Information provided.
**********

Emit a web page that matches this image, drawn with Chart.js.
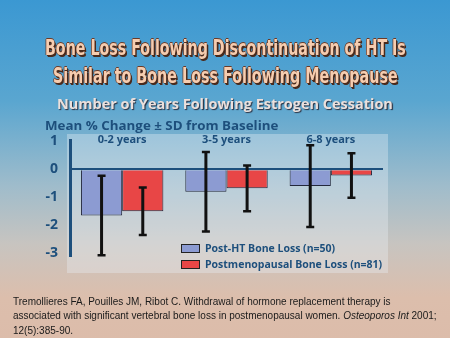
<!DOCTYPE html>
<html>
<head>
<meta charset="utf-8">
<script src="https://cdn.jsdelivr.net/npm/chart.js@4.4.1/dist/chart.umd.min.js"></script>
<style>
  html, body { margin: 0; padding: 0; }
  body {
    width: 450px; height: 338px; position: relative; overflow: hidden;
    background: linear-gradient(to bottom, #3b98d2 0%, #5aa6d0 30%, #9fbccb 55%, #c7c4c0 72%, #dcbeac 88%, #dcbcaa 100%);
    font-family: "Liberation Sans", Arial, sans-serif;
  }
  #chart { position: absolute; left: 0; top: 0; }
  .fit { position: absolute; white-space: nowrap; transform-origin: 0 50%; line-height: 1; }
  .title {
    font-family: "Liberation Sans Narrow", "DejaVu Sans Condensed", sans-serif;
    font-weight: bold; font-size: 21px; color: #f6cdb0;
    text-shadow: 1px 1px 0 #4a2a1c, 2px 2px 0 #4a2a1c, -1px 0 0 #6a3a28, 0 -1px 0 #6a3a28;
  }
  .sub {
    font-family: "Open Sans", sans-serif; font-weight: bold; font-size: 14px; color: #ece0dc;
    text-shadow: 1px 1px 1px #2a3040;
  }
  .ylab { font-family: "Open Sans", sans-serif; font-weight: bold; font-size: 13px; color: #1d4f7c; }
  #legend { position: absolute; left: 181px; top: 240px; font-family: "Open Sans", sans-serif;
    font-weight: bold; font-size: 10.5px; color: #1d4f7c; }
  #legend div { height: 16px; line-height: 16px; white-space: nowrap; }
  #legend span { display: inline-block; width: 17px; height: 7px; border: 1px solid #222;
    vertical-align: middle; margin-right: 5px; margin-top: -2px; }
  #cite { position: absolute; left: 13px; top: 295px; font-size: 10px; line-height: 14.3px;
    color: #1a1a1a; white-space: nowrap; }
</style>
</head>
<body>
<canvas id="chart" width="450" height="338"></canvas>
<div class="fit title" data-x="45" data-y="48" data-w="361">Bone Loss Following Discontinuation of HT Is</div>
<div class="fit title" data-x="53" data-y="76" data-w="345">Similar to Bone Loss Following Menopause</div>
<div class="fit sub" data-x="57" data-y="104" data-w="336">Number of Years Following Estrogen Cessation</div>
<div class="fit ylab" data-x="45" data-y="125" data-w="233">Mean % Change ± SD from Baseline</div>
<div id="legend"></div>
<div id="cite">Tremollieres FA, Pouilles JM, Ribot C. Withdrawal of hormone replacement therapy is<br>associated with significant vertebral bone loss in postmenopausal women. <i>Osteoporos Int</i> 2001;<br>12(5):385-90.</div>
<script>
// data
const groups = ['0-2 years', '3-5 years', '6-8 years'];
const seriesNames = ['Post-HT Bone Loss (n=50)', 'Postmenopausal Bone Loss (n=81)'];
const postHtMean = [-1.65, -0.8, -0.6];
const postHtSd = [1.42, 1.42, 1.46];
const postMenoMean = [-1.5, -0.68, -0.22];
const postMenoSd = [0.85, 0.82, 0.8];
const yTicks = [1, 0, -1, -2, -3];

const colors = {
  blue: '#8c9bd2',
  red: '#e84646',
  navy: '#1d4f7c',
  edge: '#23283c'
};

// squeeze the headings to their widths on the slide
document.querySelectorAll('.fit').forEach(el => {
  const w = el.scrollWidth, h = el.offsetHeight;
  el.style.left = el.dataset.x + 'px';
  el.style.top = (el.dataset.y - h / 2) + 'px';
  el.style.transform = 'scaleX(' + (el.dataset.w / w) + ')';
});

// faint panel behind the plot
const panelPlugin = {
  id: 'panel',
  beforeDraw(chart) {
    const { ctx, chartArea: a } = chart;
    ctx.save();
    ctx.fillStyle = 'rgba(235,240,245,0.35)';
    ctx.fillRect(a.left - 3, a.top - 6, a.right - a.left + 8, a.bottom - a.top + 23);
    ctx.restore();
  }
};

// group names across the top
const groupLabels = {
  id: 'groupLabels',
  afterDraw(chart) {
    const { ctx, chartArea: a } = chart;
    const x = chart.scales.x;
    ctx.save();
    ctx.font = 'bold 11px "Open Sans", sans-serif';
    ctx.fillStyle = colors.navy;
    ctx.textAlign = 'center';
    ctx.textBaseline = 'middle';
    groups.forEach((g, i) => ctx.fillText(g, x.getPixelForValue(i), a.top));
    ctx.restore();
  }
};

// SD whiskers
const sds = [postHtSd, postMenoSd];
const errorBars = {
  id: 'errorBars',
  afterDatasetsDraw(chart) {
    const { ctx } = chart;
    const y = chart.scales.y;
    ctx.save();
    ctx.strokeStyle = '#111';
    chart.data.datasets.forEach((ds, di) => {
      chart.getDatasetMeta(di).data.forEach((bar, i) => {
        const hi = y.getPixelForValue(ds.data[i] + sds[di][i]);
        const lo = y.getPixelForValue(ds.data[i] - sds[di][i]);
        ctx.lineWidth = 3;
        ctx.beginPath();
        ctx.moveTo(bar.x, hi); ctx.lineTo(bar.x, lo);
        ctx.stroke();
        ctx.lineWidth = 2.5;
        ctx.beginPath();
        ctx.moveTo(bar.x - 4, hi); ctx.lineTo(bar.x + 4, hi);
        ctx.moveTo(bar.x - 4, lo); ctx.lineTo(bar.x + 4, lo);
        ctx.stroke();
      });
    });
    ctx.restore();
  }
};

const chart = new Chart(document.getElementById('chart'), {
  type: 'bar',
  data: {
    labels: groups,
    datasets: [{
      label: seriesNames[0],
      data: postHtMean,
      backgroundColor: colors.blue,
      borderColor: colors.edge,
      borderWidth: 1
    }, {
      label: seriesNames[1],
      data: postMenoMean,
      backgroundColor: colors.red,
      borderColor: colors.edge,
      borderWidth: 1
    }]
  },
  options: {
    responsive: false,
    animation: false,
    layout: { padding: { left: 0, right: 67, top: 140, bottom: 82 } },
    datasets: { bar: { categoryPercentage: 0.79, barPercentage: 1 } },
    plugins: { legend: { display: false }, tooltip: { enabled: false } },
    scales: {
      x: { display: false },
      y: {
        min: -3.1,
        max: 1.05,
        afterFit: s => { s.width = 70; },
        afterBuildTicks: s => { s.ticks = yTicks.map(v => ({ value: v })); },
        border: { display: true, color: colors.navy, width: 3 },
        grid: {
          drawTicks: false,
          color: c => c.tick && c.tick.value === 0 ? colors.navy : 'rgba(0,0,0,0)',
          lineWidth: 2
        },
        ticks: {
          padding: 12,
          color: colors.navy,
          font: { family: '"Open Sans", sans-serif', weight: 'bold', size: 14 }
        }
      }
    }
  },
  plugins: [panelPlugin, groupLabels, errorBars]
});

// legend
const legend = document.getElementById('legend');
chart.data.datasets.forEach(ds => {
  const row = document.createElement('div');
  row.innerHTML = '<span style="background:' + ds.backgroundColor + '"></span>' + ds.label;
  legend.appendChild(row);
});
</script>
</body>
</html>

**********

Exercise requirements.
Reproduce the material above in full and without alteration, but skip all pictures.

In response.
Emit a web page that matches this image, drawn with Chart.js.
<!DOCTYPE html>
<html>
<head>
<meta charset="utf-8">
<script src="https://cdn.jsdelivr.net/npm/chart.js@4.4.1/dist/chart.umd.min.js"></script>
<style>
  html, body { margin: 0; padding: 0; }
  body {
    width: 450px; height: 338px; position: relative; overflow: hidden;
    background: linear-gradient(to bottom, #3b98d2 0%, #5aa6d0 30%, #9fbccb 55%, #c7c4c0 72%, #dcbeac 88%, #dcbcaa 100%);
    font-family: "Liberation Sans", Arial, sans-serif;
  }
  #chart { position: absolute; left: 0; top: 0; }
  .fit { position: absolute; white-space: nowrap; transform-origin: 0 50%; line-height: 1; }
  .title {
    font-family: "Liberation Sans Narrow", "DejaVu Sans Condensed", sans-serif;
    font-weight: bold; font-size: 21px; color: #f6cdb0;
    text-shadow: 1px 1px 0 #4a2a1c, 2px 2px 0 #4a2a1c, -1px 0 0 #6a3a28, 0 -1px 0 #6a3a28;
  }
  .sub {
    font-family: "Open Sans", sans-serif; font-weight: bold; font-size: 14px; color: #ece0dc;
    text-shadow: 1px 1px 1px #2a3040;
  }
  .ylab { font-family: "Open Sans", sans-serif; font-weight: bold; font-size: 13px; color: #1d4f7c; }
  #legend { position: absolute; left: 181px; top: 240px; font-family: "Open Sans", sans-serif;
    font-weight: bold; font-size: 10.5px; color: #1d4f7c; }
  #legend div { height: 16px; line-height: 16px; white-space: nowrap; }
  #legend span { display: inline-block; width: 17px; height: 7px; border: 1px solid #222;
    vertical-align: middle; margin-right: 5px; margin-top: -2px; }
  #cite { position: absolute; left: 13px; top: 295px; font-size: 10px; line-height: 14.3px;
    color: #1a1a1a; white-space: nowrap; }
</style>
</head>
<body>
<canvas id="chart" width="450" height="338"></canvas>
<div class="fit title" data-x="45" data-y="48" data-w="361">Bone Loss Following Discontinuation of HT Is</div>
<div class="fit title" data-x="53" data-y="76" data-w="345">Similar to Bone Loss Following Menopause</div>
<div class="fit sub" data-x="57" data-y="104" data-w="336">Number of Years Following Estrogen Cessation</div>
<div class="fit ylab" data-x="45" data-y="125" data-w="233">Mean % Change ± SD from Baseline</div>
<div id="legend"></div>
<div id="cite">Tremollieres FA, Pouilles JM, Ribot C. Withdrawal of hormone replacement therapy is<br>associated with significant vertebral bone loss in postmenopausal women. <i>Osteoporos Int</i> 2001;<br>12(5):385-90.</div>
<script>
// data
const groups = ['0-2 years', '3-5 years', '6-8 years'];
const seriesNames = ['Post-HT Bone Loss (n=50)', 'Postmenopausal Bone Loss (n=81)'];
const postHtMean = [-1.65, -0.8, -0.6];
const postHtSd = [1.42, 1.42, 1.46];
const postMenoMean = [-1.5, -0.68, -0.22];
const postMenoSd = [0.85, 0.82, 0.8];
const yTicks = [1, 0, -1, -2, -3];

const colors = {
  blue: '#8c9bd2',
  red: '#e84646',
  navy: '#1d4f7c',
  edge: '#23283c'
};

// squeeze the headings to their widths on the slide
document.querySelectorAll('.fit').forEach(el => {
  const w = el.scrollWidth, h = el.offsetHeight;
  el.style.left = el.dataset.x + 'px';
  el.style.top = (el.dataset.y - h / 2) + 'px';
  el.style.transform = 'scaleX(' + (el.dataset.w / w) + ')';
});

// faint panel behind the plot
const panelPlugin = {
  id: 'panel',
  beforeDraw(chart) {
    const { ctx, chartArea: a } = chart;
    ctx.save();
    ctx.fillStyle = 'rgba(235,240,245,0.35)';
    ctx.fillRect(a.left - 3, a.top - 6, a.right - a.left + 8, a.bottom - a.top + 23);
    ctx.restore();
  }
};

// group names across the top
const groupLabels = {
  id: 'groupLabels',
  afterDraw(chart) {
    const { ctx, chartArea: a } = chart;
    const x = chart.scales.x;
    ctx.save();
    ctx.font = 'bold 11px "Open Sans", sans-serif';
    ctx.fillStyle = colors.navy;
    ctx.textAlign = 'center';
    ctx.textBaseline = 'middle';
    groups.forEach((g, i) => ctx.fillText(g, x.getPixelForValue(i), a.top));
    ctx.restore();
  }
};

// SD whiskers
const sds = [postHtSd, postMenoSd];
const errorBars = {
  id: 'errorBars',
  afterDatasetsDraw(chart) {
    const { ctx } = chart;
    const y = chart.scales.y;
    ctx.save();
    ctx.strokeStyle = '#111';
    chart.data.datasets.forEach((ds, di) => {
      chart.getDatasetMeta(di).data.forEach((bar, i) => {
        const hi = y.getPixelForValue(ds.data[i] + sds[di][i]);
        const lo = y.getPixelForValue(ds.data[i] - sds[di][i]);
        ctx.lineWidth = 3;
        ctx.beginPath();
        ctx.moveTo(bar.x, hi); ctx.lineTo(bar.x, lo);
        ctx.stroke();
        ctx.lineWidth = 2.5;
        ctx.beginPath();
        ctx.moveTo(bar.x - 4, hi); ctx.lineTo(bar.x + 4, hi);
        ctx.moveTo(bar.x - 4, lo); ctx.lineTo(bar.x + 4, lo);
        ctx.stroke();
      });
    });
    ctx.restore();
  }
};

const chart = new Chart(document.getElementById('chart'), {
  type: 'bar',
  data: {
    labels: groups,
    datasets: [{
      label: seriesNames[0],
      data: postHtMean,
      backgroundColor: colors.blue,
      borderColor: colors.edge,
      borderWidth: 1
    }, {
      label: seriesNames[1],
      data: postMenoMean,
      backgroundColor: colors.red,
      borderColor: colors.edge,
      borderWidth: 1
    }]
  },
  options: {
    responsive: false,
    animation: false,
    layout: { padding: { left: 0, right: 67, top: 140, bottom: 82 } },
    datasets: { bar: { categoryPercentage: 0.79, barPercentage: 1 } },
    plugins: { legend: { display: false }, tooltip: { enabled: false } },
    scales: {
      x: { display: false },
      y: {
        min: -3.1,
        max: 1.05,
        afterFit: s => { s.width = 70; },
        afterBuildTicks: s => { s.ticks = yTicks.map(v => ({ value: v })); },
        border: { display: true, color: colors.navy, width: 3 },
        grid: {
          drawTicks: false,
          color: c => c.tick && c.tick.value === 0 ? colors.navy : 'rgba(0,0,0,0)',
          lineWidth: 2
        },
        ticks: {
          padding: 12,
          color: colors.navy,
          font: { family: '"Open Sans", sans-serif', weight: 'bold', size: 14 }
        }
      }
    }
  },
  plugins: [panelPlugin, groupLabels, errorBars]
});

// legend
const legend = document.getElementById('legend');
chart.data.datasets.forEach(ds => {
  const row = document.createElement('div');
  row.innerHTML = '<span style="background:' + ds.backgroundColor + '"></span>' + ds.label;
  legend.appendChild(row);
});
</script>
</body>
</html>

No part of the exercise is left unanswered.